-- WHAT YOU WILL DO --
Word for word, transcribe the lines below and drop the pictures.
_____
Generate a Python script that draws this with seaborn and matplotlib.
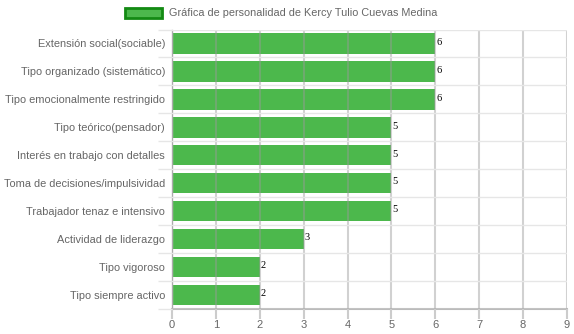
import matplotlib
matplotlib.use("Agg")
import matplotlib.pyplot as plt
import seaborn as sns
import pandas as pd
import numpy as np
from matplotlib.patches import Patch

categories = [
    "Extensión social(sociable)",
    "Tipo organizado (sistemático)",
    "Tipo emocionalmente restringido",
    "Tipo teórico(pensador)",
    "Interés en trabajo con detalles",
    "Toma de decisiones/impulsividad",
    "Trabajador tenaz e intensivo",
    "Actividad de liderazgo",
    "Tipo vigoroso",
    "Tipo siempre activo",
]
values = [6, 6, 6, 5, 5, 5, 5, 3, 2, 2]
series_name = "Gráfica de personalidad de Kercy Tulio Cuevas Medina"

df = pd.DataFrame({"cat": categories, "val": values})

sns.set_theme(style="white")
plt.rcParams["font.family"] = ["Liberation Sans", "DejaVu Sans"]

fig = plt.figure(figsize=(5.74, 3.34), dpi=100)
ax = fig.add_axes([172/574, 1-309.3/334, (567-172)/574, (309.3-29.5)/334])

bar_color = "#4cb84c"
sns.barplot(data=df, x="val", y="cat", orient="h", color=bar_color,
            saturation=1, width=0.72, ax=ax, linewidth=0)

ax.set_xlim(0, 9)
ax.set_ylim(len(categories)-0.5, -0.5)
ax.set_xlabel("")
ax.set_ylabel("")
ax.set_xticks(range(0, 10))
ax.set_yticks(range(len(categories)))
ax.set_yticks(np.arange(-0.5, len(categories), 1), minor=True)

for s in ["top", "right"]:
    ax.spines[s].set_visible(False)
ax.spines["left"].set_color("#bbbbbb")
ax.spines["bottom"].set_color("#bbbbbb")
ax.spines["left"].set_linewidth(1)
ax.spines["bottom"].set_linewidth(1.5)

ax.tick_params(axis="x", which="major", length=7, width=1.5, color="#cccccc",
               labelsize=8, labelcolor="#666666", pad=1, direction="out", bottom=True)
ax.tick_params(axis="y", which="major", length=0, labelsize=7.9, labelcolor="#666666", pad=5)
ax.tick_params(axis="y", which="minor", length=10, width=1, color="#e6e6e6", left=True)

ax.set_axisbelow(False)
ax.grid(axis="x", which="major", color="#999999", alpha=0.45, linewidth=1.5)
ax.grid(axis="y", which="minor", color="#e6e6e6", linewidth=1)
ax.grid(axis="y", which="major", visible=False)

for i, v in enumerate(values):
    ax.text(v + 0.02, i - 0.05, str(v), ha="left", va="center", fontsize=7.5,
            family="Liberation Serif", color="black")

handle = Patch(facecolor=bar_color, edgecolor="#138a13", linewidth=2)
fig.legend(handles=[handle], labels=[series_name], loc="center",
           bbox_to_anchor=(281/574, 1-13/334), frameon=False, fontsize=7.8,
           handlelength=3.4, handleheight=1.1, handletextpad=0.65,
           labelcolor="#666666")

fig.savefig("out.png", dpi=100)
_____
-- EXERCISE ANSWER --
Generate a Python script that draws this with seaborn and matplotlib.
import matplotlib
matplotlib.use("Agg")
import matplotlib.pyplot as plt
import seaborn as sns
import pandas as pd
import numpy as np
from matplotlib.patches import Patch

categories = [
    "Extensión social(sociable)",
    "Tipo organizado (sistemático)",
    "Tipo emocionalmente restringido",
    "Tipo teórico(pensador)",
    "Interés en trabajo con detalles",
    "Toma de decisiones/impulsividad",
    "Trabajador tenaz e intensivo",
    "Actividad de liderazgo",
    "Tipo vigoroso",
    "Tipo siempre activo",
]
values = [6, 6, 6, 5, 5, 5, 5, 3, 2, 2]
series_name = "Gráfica de personalidad de Kercy Tulio Cuevas Medina"

df = pd.DataFrame({"cat": categories, "val": values})

sns.set_theme(style="white")
plt.rcParams["font.family"] = ["Liberation Sans", "DejaVu Sans"]

fig = plt.figure(figsize=(5.74, 3.34), dpi=100)
ax = fig.add_axes([172/574, 1-309.3/334, (567-172)/574, (309.3-29.5)/334])

bar_color = "#4cb84c"
sns.barplot(data=df, x="val", y="cat", orient="h", color=bar_color,
            saturation=1, width=0.72, ax=ax, linewidth=0)

ax.set_xlim(0, 9)
ax.set_ylim(len(categories)-0.5, -0.5)
ax.set_xlabel("")
ax.set_ylabel("")
ax.set_xticks(range(0, 10))
ax.set_yticks(range(len(categories)))
ax.set_yticks(np.arange(-0.5, len(categories), 1), minor=True)

for s in ["top", "right"]:
    ax.spines[s].set_visible(False)
ax.spines["left"].set_color("#bbbbbb")
ax.spines["bottom"].set_color("#bbbbbb")
ax.spines["left"].set_linewidth(1)
ax.spines["bottom"].set_linewidth(1.5)

ax.tick_params(axis="x", which="major", length=7, width=1.5, color="#cccccc",
               labelsize=8, labelcolor="#666666", pad=1, direction="out", bottom=True)
ax.tick_params(axis="y", which="major", length=0, labelsize=7.9, labelcolor="#666666", pad=5)
ax.tick_params(axis="y", which="minor", length=10, width=1, color="#e6e6e6", left=True)

ax.set_axisbelow(False)
ax.grid(axis="x", which="major", color="#999999", alpha=0.45, linewidth=1.5)
ax.grid(axis="y", which="minor", color="#e6e6e6", linewidth=1)
ax.grid(axis="y", which="major", visible=False)

for i, v in enumerate(values):
    ax.text(v + 0.02, i - 0.05, str(v), ha="left", va="center", fontsize=7.5,
            family="Liberation Serif", color="black")

handle = Patch(facecolor=bar_color, edgecolor="#138a13", linewidth=2)
fig.legend(handles=[handle], labels=[series_name], loc="center",
           bbox_to_anchor=(281/574, 1-13/334), frameon=False, fontsize=7.8,
           handlelength=3.4, handleheight=1.1, handletextpad=0.65,
           labelcolor="#666666")

fig.savefig("out.png", dpi=100)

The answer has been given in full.